A Clojure code similarity search tool.
Checkero finds common Clojure source code inside a set of directories. It is primarily intended to study how Clojure learners write functions. As a side effect, you can find if students have honestly completed their homework. It could also be used to find commonly used patterns in code that require refactoring. The algorithm uses a state-of-the-art tree distance function that quickly finds common tree patterns.

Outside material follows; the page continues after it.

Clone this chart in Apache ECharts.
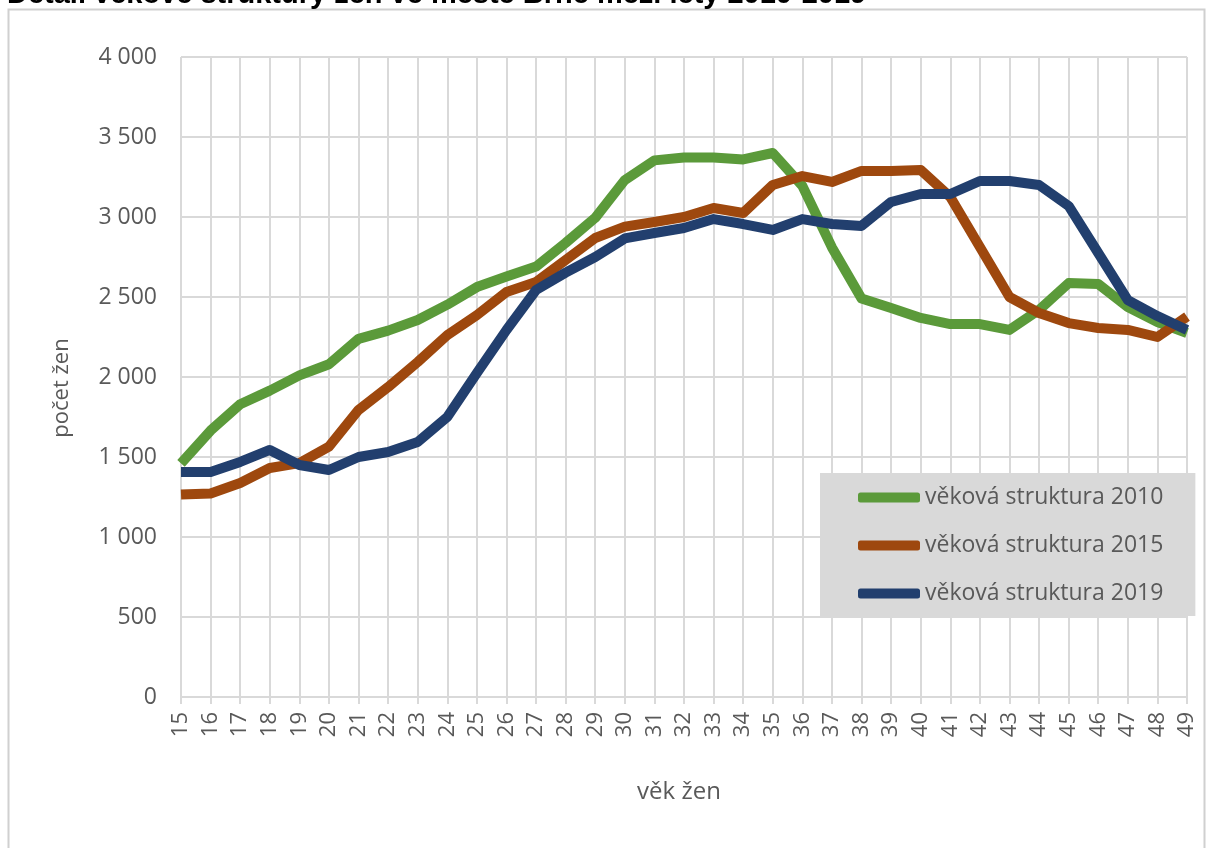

It analyzes the syntactical structure of Clojure programs and finds similar expressions.
java -jar checkero-0.1.0-SNAPSHOT-standalone.jar 8 100 24 30 source-folder
Parameters are inserted in order:
mnode: Minimum number of syntax nodes per expression to use. (short expressions are too common)
h: Get the top "h" hot-spot expressions in the directories
k: Get "k" closest matches per query
range: Get matches that are at most n different complete sub-trees.
source-folder: A folder that contains n folders for n students.
Each sub-folder inside "source-folder" will be treated
as one student homework.
The script finds common sub-expressions and prints some global statistics.
Prints out the most commonly used sub-expressions.
For example:
@@@ Commonly found expressions in the homework folder:
>>> Student-Name
[/path/Core.clj]
[Original] (defn distance [user-seq matrix] (create-Matrix user-seq matrix))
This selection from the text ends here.